Start by verifying the exciter field coil connections match the control module’s pinout. Misalignment here causes erratic output or failure to energize. Check resistance values between terminals with a multimeter–exciter coils typically read 3-8 ohms. Values outside this range indicate an open circuit or short. Replace damaged cables immediately; temporary fixes like taping frayed wires lead to thermal failures.

Incorrect ground referencing destabilizes the entire system. Ensure the regulator’s negative terminal bonds directly to the chassis via a 10 AWG (minimum) copper conductor. Avoid daisy-chaining grounds through auxiliary components. Test continuity between the terminal and chassis ground–values above 0.1 ohms suggest corrosion or loose fasteners, requiring surface cleaning or re-torquing to 15-20 Nm.

Signal Wire Integrity Checks

Inspect the sensing lines for correct termination. Swapped or reversed connections on the voltage sense inputs invert feedback polarity, forcing the regulator into overvoltage protection. Confirm terminal assignments using this reference:

Input Label	Terminal	Expected Voltage (V AC)
Phase A Sense	S1	110-130
Phase B Sense	S2	110-130
Neutral	S3	0

If readings deviate by more than ±5%, trace the sensing path for broken strands, insulation damage, or incorrect routing near inductive loads. Replace wire segments with 16 AWG shielded cable if interference persists.

Voltage Output Anomalies

Oscillating output often stems from improper droop compensation settings or missing stabilizing capacitors. Locate the droop adjustment potentiometer (usually 5kΩ) and set it to mid-range. If instability continues, add a 10µF electrolytic capacitor across the output terminals–polarity must align with the DC bus. For three-phase systems, ensure each phase’s capacitor matches within 10% capacitance; mismatched values introduce phase shifts.

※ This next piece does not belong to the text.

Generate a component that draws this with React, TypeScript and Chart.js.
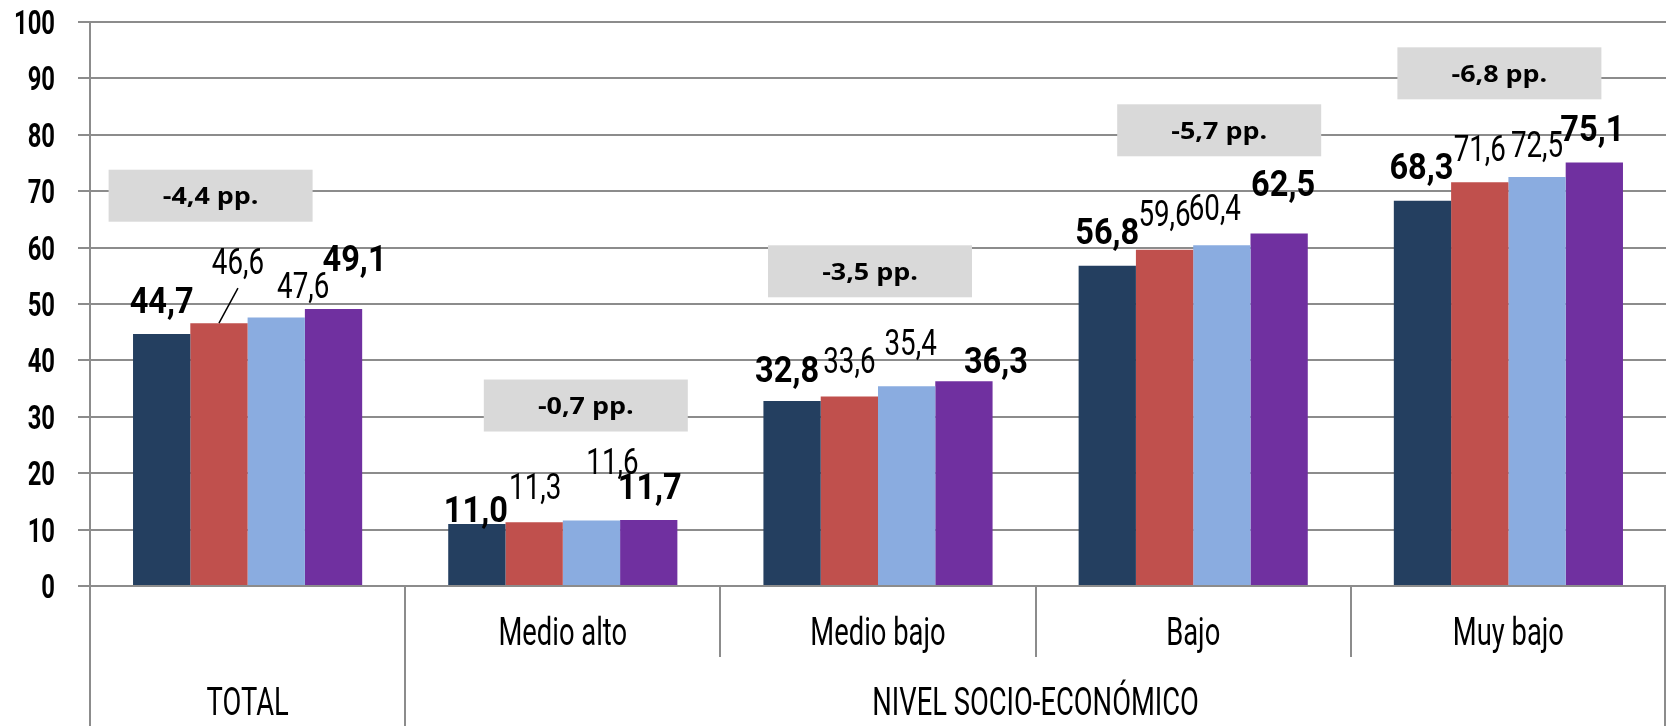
import React, { useEffect, useRef } from "react";
import { Chart, registerables } from "chart.js";

Chart.register(...registerables);

// ---------- data ----------
const categories = ["TOTAL", "Medio alto", "Medio bajo", "Bajo", "Muy bajo"];
const groupLabels = ["TOTAL", "NIVEL SOCIO-ECONÓMICO"];
const seriesNames = ["Serie 1", "Serie 2", "Serie 3", "Serie 4"];
const series1 = [44.7, 11.0, 32.8, 56.8, 68.3];
const series2 = [46.6, 11.3, 33.6, 59.6, 71.6];
const series3 = [47.6, 11.6, 35.4, 60.4, 72.5];
const series4 = [49.1, 11.7, 36.3, 62.5, 75.1];
const diffLabels = ["-4,4 pp.", "-0,7 pp.", "-3,5 pp.", "-5,7 pp.", "-6,8 pp."];
const yTicks = [0, 10, 20, 30, 40, 50, 60, 70, 80, 90, 100];

// ---------- layout / style (not data) ----------
const colors = ["#243F60", "#C0504D", "#8AACE0", "#7030A0"];
const boldSeries = [true, false, false, true];
// label offsets [dx, dy] in px relative to default position above bar
const labelOffsets = [
  [[0, 0], [-1, 19], [-5, 2], [0, -1], [-1, -1]],
  [[19, -28], [1, -2], [0, -2], [0, -3], [0, 0]],
  [[27, 1], [21, -26], [4, -10], [-7, -4], [0, 1]],
  [[21, -17], [1, 0], [32, 13], [4, -17], [-2, 0]],
];
const leaderLines = [[1, 0]]; // [series, category]
const boxCenterValue = [69.2, 32.0, 55.8, 80.8, 90.9];
const boxDx = [-37, 23, -8, 26, -9];
const GRID = "#8c8c8c";
const COND = 'Roboto, "DejaVu Sans", sans-serif';

const fmt = (v: number) => v.toFixed(1).replace(".", ",");

function drawScaled(
  ctx: CanvasRenderingContext2D,
  text: string,
  x: number,
  y: number,
  font: string,
  sx: number,
  align: CanvasTextAlign
) {
  ctx.save();
  ctx.font = font;
  ctx.textAlign = align;
  ctx.textBaseline = "alphabetic";
  ctx.fillStyle = "#000";
  ctx.translate(x, y);
  ctx.scale(sx, 1);
  ctx.fillText(text, 0, 0);
  ctx.restore();
}

const overlayPlugin = {
  id: "overlay",
  afterDatasetsDraw(chart: any) {
    const ctx: CanvasRenderingContext2D = chart.ctx;
    const area = chart.chartArea;
    const yScale = chart.scales.y;
    const H = chart.height;
    const n = categories.length;
    const catW = (area.right - area.left) / n;
    const catCenter = (c: number) => area.left + catW * (c + 0.5);

    ctx.save();
    // axis extensions and dividers below the plot
    ctx.strokeStyle = GRID;
    ctx.lineWidth = 2;
    ctx.beginPath();
    ctx.moveTo(area.left, area.bottom);
    ctx.lineTo(area.left, H);
    for (let k = 1; k <= n; k++) {
      const x = Math.round(area.left + catW * k) - (k === n ? 1 : 0);
      ctx.moveTo(x, area.bottom);
      ctx.lineTo(x, k === 1 || k === n ? H : area.bottom + 71);
    }
    ctx.stroke();
    ctx.restore();

    // y tick labels
    yScale.ticks.forEach((t: any) => {
      const py = yScale.getPixelForValue(t.value);
      drawScaled(ctx, String(t.value), area.left - 35, py + 12, `bold 34px ${COND}`, 0.7, "right");
    });

    // category labels
    const catFont = `38px ${COND}`;
    for (let c = 1; c < n; c++) {
      drawScaled(ctx, categories[c], catCenter(c), area.bottom + 59, catFont, 0.72, "center");
    }
    drawScaled(ctx, groupLabels[0], catCenter(0), area.bottom + 129, catFont, 0.72, "center");
    const gx = (area.left + catW + area.right) / 2;
    drawScaled(ctx, groupLabels[1], gx, area.bottom + 129, catFont, 0.72, "center");

    // difference boxes
    for (let c = 0; c < n; c++) {
      const cx = catCenter(c) + boxDx[c];
      const cy = yScale.getPixelForValue(boxCenterValue[c]);
      ctx.save();
      ctx.fillStyle = "#D9D9D9";
      ctx.fillRect(cx - 102, cy - 26, 204, 52);
      ctx.restore();
      drawScaled(ctx, diffLabels[c], cx, cy + 8.5, `bold 24px "Open Sans", Lato, sans-serif`, 1.12, "center");
    }

    // data labels
    chart.data.datasets.forEach((ds: any, i: number) => {
      const meta = chart.getDatasetMeta(i);
      meta.data.forEach((bar: any, c: number) => {
        const [dx, dy] = labelOffsets[i][c];
        const lx = bar.x + dx;
        const ly = bar.y - 34 + dy;
        if (boldSeries[i]) {
          drawScaled(ctx, fmt(ds.data[c]), lx, ly + 13, `bold 37px ${COND}`, 0.88, "center");
        } else {
          drawScaled(ctx, fmt(ds.data[c]), lx, ly + 13, `37px ${COND}`, 0.75, "center");
        }
        if (leaderLines.some(([s, k]) => s === i && k === c)) {
          ctx.save();
          ctx.strokeStyle = "#000";
          ctx.lineWidth = 1.5;
          ctx.beginPath();
          ctx.moveTo(bar.x, bar.y);
          ctx.lineTo(lx, ly + 27);
          ctx.stroke();
          ctx.restore();
        }
      });
    });
  },
};

export default function App() {
  const ref = useRef<HTMLCanvasElement | null>(null);
  useEffect(() => {
    document.body.style.margin = "0";
    const canvas = ref.current;
    if (!canvas) return;
    const seriesData = [series1, series2, series3, series4];
    const chart = new Chart(canvas, {
      type: "bar",
      data: {
        labels: categories,
        datasets: seriesData.map((d, i) => ({
          label: seriesNames[i],
          data: d,
          backgroundColor: colors[i],
          borderWidth: 0,
          categoryPercentage: 0.727,
          barPercentage: 1,
        })),
      },
      options: {
        responsive: false,
        animation: false,
        devicePixelRatio: 1,
        layout: { padding: { top: 22, right: 2, bottom: 140, left: 0 } },
        plugins: {
          legend: { display: false },
          tooltip: { enabled: false },
          title: { display: false },
        },
        scales: {
          x: { display: false },
          y: {
            min: 0,
            max: 100,
            afterFit: (s: any) => {
              s.width = 90;
            },
            afterBuildTicks: (s: any) => {
              s.ticks = yTicks.map((v) => ({ value: v }));
            },
            ticks: {
              color: "rgba(0,0,0,0)",
              padding: 0,
              font: { family: COND, size: 10 },
            },
            grid: { color: GRID, lineWidth: 2, tickLength: 12, drawTicks: true },
            border: { display: true, color: GRID, width: 2 },
          },
        },
      },
      plugins: [overlayPlugin],
    });
    return () => chart.destroy();
  }, []);
  return (
    <div style={{ position: "fixed", left: 0, top: 0, width: 1668, height: 726, background: "#fff" }}>
      <canvas ref={ref} width={1668} height={726} style={{ display: "block" }} />
    </div>
  );
}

Overheating components signal excessive current draw. Check the main power rectifier and field transistor for heat discoloration. Replace parts if thermal paste degradation is visible. Verify cooling airflow–obstructed vents cause temperature rises of 20°C+ under load. Install a 12V fan if ambient temperatures exceed 40°C, directing air across the heatsink with a minimum 3 CFM rating.